The goldsmiths soon found themselves able to
lend, and from this they became the key middlemen in a developing market in
government debt.
It worked like this. Armed with parliamentary
permission to raise taxes Charles immediately cashed in by selling specific
future tax receipts to the goldsmiths, at a discount to their face value. The
goldsmiths needed to be able to honour their private accounts, and unable to
distribute the royal debt were rapidly unable to lend the king more. So it
was arranged that the debt redemption would in fact be paid not specifically
to the original goldsmith lender but to any bearer of the debt, thereby
enabling the original lender to sell the debt on and replenish his cash.

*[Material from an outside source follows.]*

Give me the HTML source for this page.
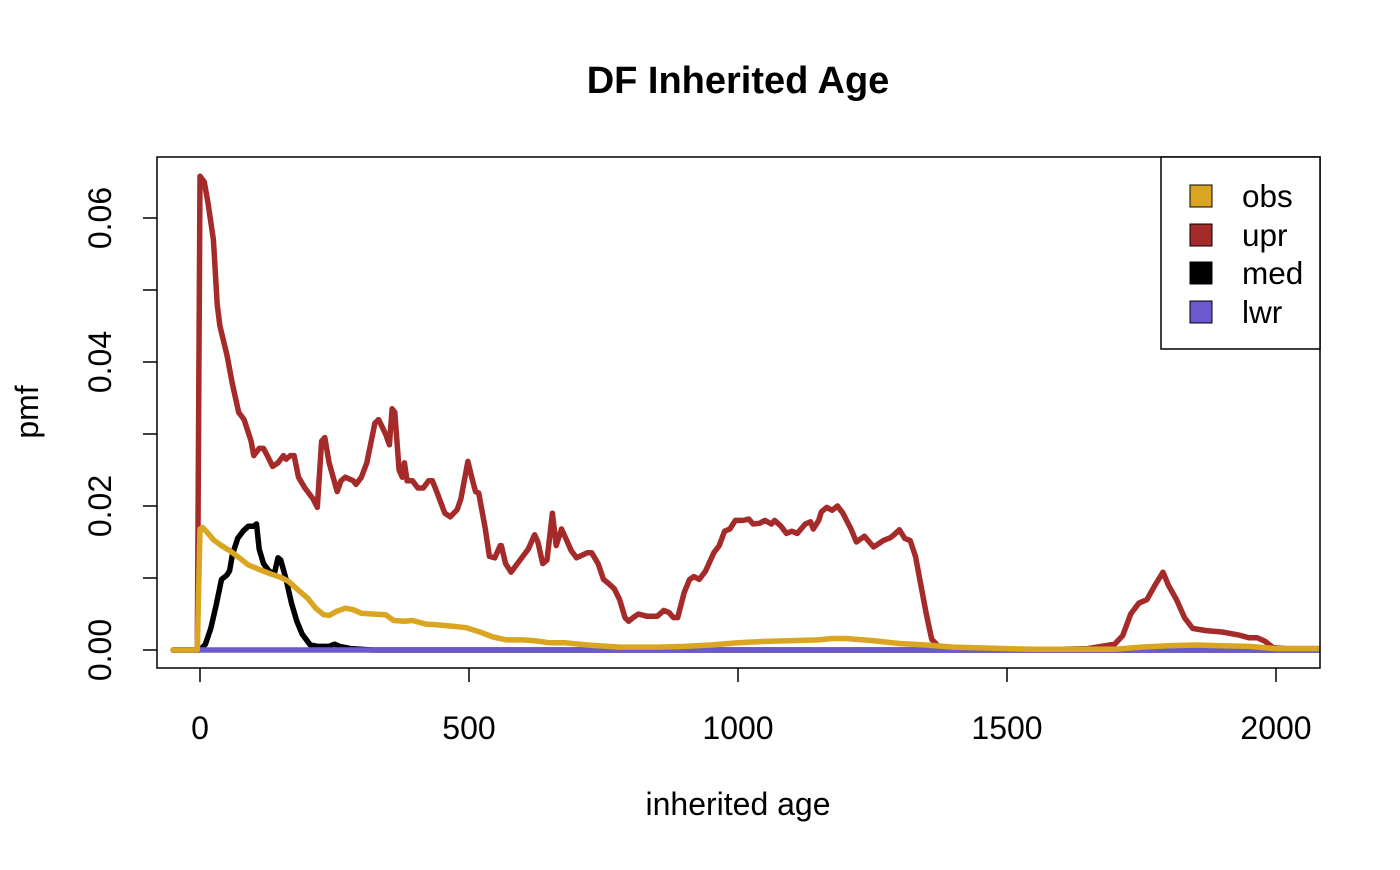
<!DOCTYPE html>
<html><head><meta charset="utf-8"><style>
body{margin:0;background:#fff;}
svg{font-family:"Liberation Sans",Arial,sans-serif;}
</style></head><body>
<svg width="1400" height="865" id="svg">
<text x="738" y="93" text-anchor="middle" font-size="38" font-weight="bold">DF Inherited Age</text>
<text x="738" y="815" text-anchor="middle" font-size="32">inherited age</text>
<text transform="translate(38,412) rotate(-90)" text-anchor="middle" font-size="32">pmf</text>
<defs><clipPath id="clip"><rect x="157" y="157" width="1163" height="511"/></clipPath></defs>
<g id="axes"></g>
<g id="series" clip-path="url(#clip)"></g>
<rect x="157" y="157" width="1163" height="511" fill="none" stroke="#000" stroke-width="1.5"/>
<g>
<rect x="1161" y="157" width="159" height="192" fill="#fff" stroke="#000" stroke-width="1.5"/>
<g><rect x="1190" y="185" width="22" height="22" fill="#DAA520" stroke="#000"/><text x="1242" y="207" font-size="31.5">obs</text></g>
<g><rect x="1190" y="224" width="22" height="22" fill="#A52A2A" stroke="#000"/><text x="1242" y="246" font-size="31.5">upr</text></g>
<g><rect x="1190" y="262" width="22" height="22" fill="#000" stroke="#000"/><text x="1242" y="284" font-size="31.5">med</text></g>
<g><rect x="1190" y="301" width="22" height="22" fill="#6A5ACD" stroke="#000"/><text x="1242" y="323" font-size="31.5">lwr</text></g>
</g>
</svg>
<script>
const xTicks=[0,500,1000,1500,2000];
const yTicks=[0,0.01,0.02,0.03,0.04,0.05,0.06];
const yLabels=["0.00","","0.02","","0.04","","0.06"];
const uprX=[-50,-5,0,8,15,25,32,37,50,60,72,82,95,100,110,118,125,135,145,155,160,168,175,183,195,210,218,226,232,240,255,262,270,285,290,300,310,325,332,345,352,357,362,370,376,380,385,395,405,415,425,432,440,455,465,478,485,498,505,512,518,530,538,548,558,560,568,578,590,600,610,622,628,637,645,655,662,672,680,690,700,720,728,740,750,760,770,780,790,797,805,815,830,850,862,872,880,888,900,910,918,928,940,955,965,975,985,995,1010,1020,1028,1040,1050,1062,1068,1080,1090,1100,1110,1125,1135,1140,1150,1155,1165,1175,1185,1195,1210,1220,1235,1252,1262,1270,1283,1290,1300,1310,1320,1330,1340,1350,1360,1375,1400,1500,1600,1650,1700,1715,1730,1745,1760,1775,1790,1800,1815,1830,1845,1870,1900,1930,1950,1965,1980,1995,2020,2100];
const uprY=[0,0,0.0658,0.065,0.062,0.057,0.048,0.045,0.041,0.037,0.033,0.032,0.029,0.027,0.028,0.028,0.027,0.0255,0.026,0.027,0.0265,0.027,0.027,0.024,0.0225,0.021,0.0198,0.029,0.0295,0.026,0.022,0.0235,0.024,0.0235,0.023,0.024,0.026,0.0315,0.032,0.030,0.0285,0.0335,0.033,0.025,0.024,0.026,0.0235,0.0235,0.0225,0.0225,0.0235,0.0235,0.022,0.019,0.0185,0.0195,0.021,0.0262,0.024,0.022,0.0218,0.017,0.013,0.0128,0.0145,0.0145,0.012,0.0108,0.012,0.013,0.014,0.016,0.015,0.012,0.0125,0.019,0.0145,0.0168,0.0155,0.0138,0.0128,0.0135,0.0135,0.012,0.0098,0.0092,0.0085,0.007,0.0045,0.004,0.0045,0.005,0.0047,0.0047,0.0055,0.0052,0.0045,0.0045,0.008,0.0098,0.0102,0.0098,0.011,0.0135,0.0145,0.0165,0.0168,0.018,0.018,0.0182,0.0175,0.0176,0.018,0.0175,0.018,0.0172,0.0162,0.0165,0.0162,0.0175,0.0178,0.0168,0.018,0.0192,0.0198,0.0194,0.02,0.019,0.0168,0.015,0.0158,0.0143,0.0148,0.0152,0.0156,0.016,0.0167,0.0155,0.0152,0.013,0.009,0.005,0.0015,0.0003,0.0002,0.0001,0.0001,0.0002,0.0008,0.002,0.005,0.0065,0.007,0.009,0.0108,0.009,0.007,0.0045,0.003,0.0027,0.0025,0.0021,0.0017,0.0017,0.0012,0.0003,0.0002,0.0002];
const medX=[-50,0,10,20,30,40,50,55,60,70,80,90,100,105,110,118,128,138,145,150,160,170,180,190,205,220,240,250,260,280,320,2100];
const medY=[0,0,0.0008,0.003,0.0062,0.0098,0.0104,0.011,0.0132,0.0155,0.0165,0.0172,0.0172,0.0175,0.014,0.012,0.011,0.0105,0.0128,0.0125,0.0098,0.0065,0.004,0.0022,0.0007,0.0005,0.0005,0.0008,0.0005,0.0002,0,0];
const obsX=[-50,-5,0,5,15,25,40,55,75,90,110,130,150,165,180,200,215,230,240,255,270,285,300,320,345,360,380,395,420,440,470,495,520,545,570,600,620,650,680,720,780,850,900,950,1000,1050,1100,1150,1175,1200,1250,1300,1350,1400,1500,1550,1700,1750,1800,1850,1900,1950,2000,2100];
const obsY=[0,0,0.0168,0.017,0.0162,0.0153,0.0145,0.0138,0.0127,0.0118,0.0112,0.0106,0.0101,0.0095,0.0085,0.0072,0.0058,0.0049,0.0048,0.0054,0.0058,0.0056,0.0051,0.005,0.0049,0.0041,0.004,0.0041,0.0036,0.0035,0.0033,0.0031,0.0025,0.0018,0.0014,0.0014,0.0013,0.001,0.001,0.0007,0.0004,0.0004,0.0005,0.0007,0.001,0.0012,0.0013,0.0014,0.0016,0.0016,0.0013,0.0009,0.0007,0.0004,0.0002,0.0001,0.0001,0.0004,0.0006,0.0007,0.0006,0.0005,0.0002,0.0002];
const lwrX=[-50,0,2100];
const lwrY=[0,0,0];
const NS="http://www.w3.org/2000/svg";
const sx=v=>200+v*0.538;
const sy=v=>650-v*7200;
const axes=document.getElementById('axes');
function mk(tag,attrs,parent){const e=document.createElementNS(NS,tag);for(const k in attrs)e.setAttribute(k,attrs[k]);parent.appendChild(e);return e;}
xTicks.forEach(t=>{
  const l=mk('line',{x1:sx(t),x2:sx(t),y1:668,y2:682,stroke:'#000','stroke-width':1.5},axes);
  
  
  const tx=mk('text',{x:sx(t),y:739,'text-anchor':'middle','font-size':32},axes);
  tx.textContent=t;
  
  
});
yTicks.forEach((t,i)=>{
  const l=mk('line',{x1:143,x2:157,y1:sy(t),y2:sy(t),stroke:'#000','stroke-width':1.5},axes);
  
  
  if(yLabels[i]){
    const tx=mk('text',{transform:`translate(111,${sy(t)}) rotate(-90)`,'text-anchor':'middle','font-size':32},axes);
    tx.textContent=yLabels[i];
    
    
  }
});
const series=document.getElementById('series');
function line(xs,ys,color,name){
  const d=xs.map((x,i)=>(i?'L':'M')+sx(x).toFixed(1)+','+sy(ys[i]).toFixed(1)).join('');
  const p=mk('path',{d:d,fill:'none',stroke:color,'stroke-width':5.5,'stroke-linejoin':'round','stroke-linecap':'round'},series);
  
  
}
line(uprX,uprY,'#A52A2A','upr-line');
line(medX,medY,'#000000','med-line');
line(lwrX,lwrY,'#6A5ACD','lwr-line');
line(obsX,obsY,'#DAA520','obs-line');
</script>
</body></html>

The problem then would be how to ensure the
new bearer of the debt - not being the original borrower - could reliably
identify the authenticity of the bearer note. And here nature offered an
ancient solution.
A piece of wood split down the middle will
only match perfectly with its other half. So wooden sticks became a key
component of English currency. The government's debt office took a nice
looking hazel stick and notched across it various symbols which denoted
monetary amounts borrowed and lent. The stick was then split down the middle,
with each side showing one end of the notches. One side - which had a wooden
handle known as a 'stock' - was held by the king's treasury, while the other
was given to the goldsmith, who also got a piece of paper describing the date
and circumstances of redemption.
The system was simple and effective. The
goldsmith-bankers proved trustworthy and traded the majority of what were by
now being called 'stocks' between themselves to provide liquidity. They had
ample reason to remain honest as they were the key middlemen in a profitable
and rapidly growing market. For their part the wooden sticks were beyond
forgery, and the king was the ultimate and trusted guarantor of all the
debts.
It was the perfection of the system which
ultimately caused its downfall because it led to a market far bigger than was
ever healthy. To begin with the supply of cash came from the goldsmith
bankers themselves. Then, with caution, they let out a little of the money
they held on private current accounts, knowing that their own personal credit
would get them sufficient cash if ever they needed it to repay their
depositors. Then they realised they could do better still by offering
interest on private accounts held at notice, because the notice period would
eliminate unanticipated cash calls. By paying interest they accumulated more
public cash, and these funds were lent on to the king at an increasing rate.
Charles soon found he no longer needed to
bother with parliamentary approval to raise taxes before issuing stocks,
because he could sell it anyway, and from about 1668 it became generally accepted
that the state's borrowings were secured by unspecified future taxes on the
nation; an assumption which remains with us today.
The parliamentary brake on the speed of issue
of this new monetary medium had now been sidestepped, and before long half of
London was booming on credit evidenced by valuable broken wooden sticks. This
was when things started to get harder.
As each tier of willing private depositors
dried up it took another notch up the interest rate scale to squeeze out more
of the public's cash. The goldsmiths could only offer to the king discounts
which they could finance by attracting deposits, and by 1670 the king was having to accept as much as 10% per annum discount on
the face of his 'stock' debts. Depositors were by now receiving 7% and the
middlemen the rest.
By 1671 the system was hardly benefiting the
king at all because redemptions were consuming all the cash subsequent issues
could raise. He had sucked in all the private money he was going to get, so
when at the year's end he demanded still more vital cash for his navy the
bankers couldn't get it - at any price.
Annoyed, Charles conveniently remembered that
the bulk of the loans which he had recently taken out had been at rates above
the 6% limit permitted by his own usury laws. He declared the debts illegal
and his own exchequer's payments stopped. This temporary action was enacted
on 2nd January 1672, was extended after one year for another two, and after
those two (subject to a few carefully chosen exceptions) it became indefinite.
The effect - often repeated since - was that
those who lent to the state turned out to have accidentally provided all
their carefully accumulated personal wealth as voluntary taxes. The
goldsmiths were blamed. They were caricatured as greedy opportunists
and damned by their once enthusiastic depositors. Eleven of the biggest 14
failed, leaving their chiefs variously (i) ruined,
(ii) bankrupted (iii) on the run (iv) jailed or (v) dead.
The humble wooden stick never regained any
credibility. It was doomed to lose out to its close cousin - paper.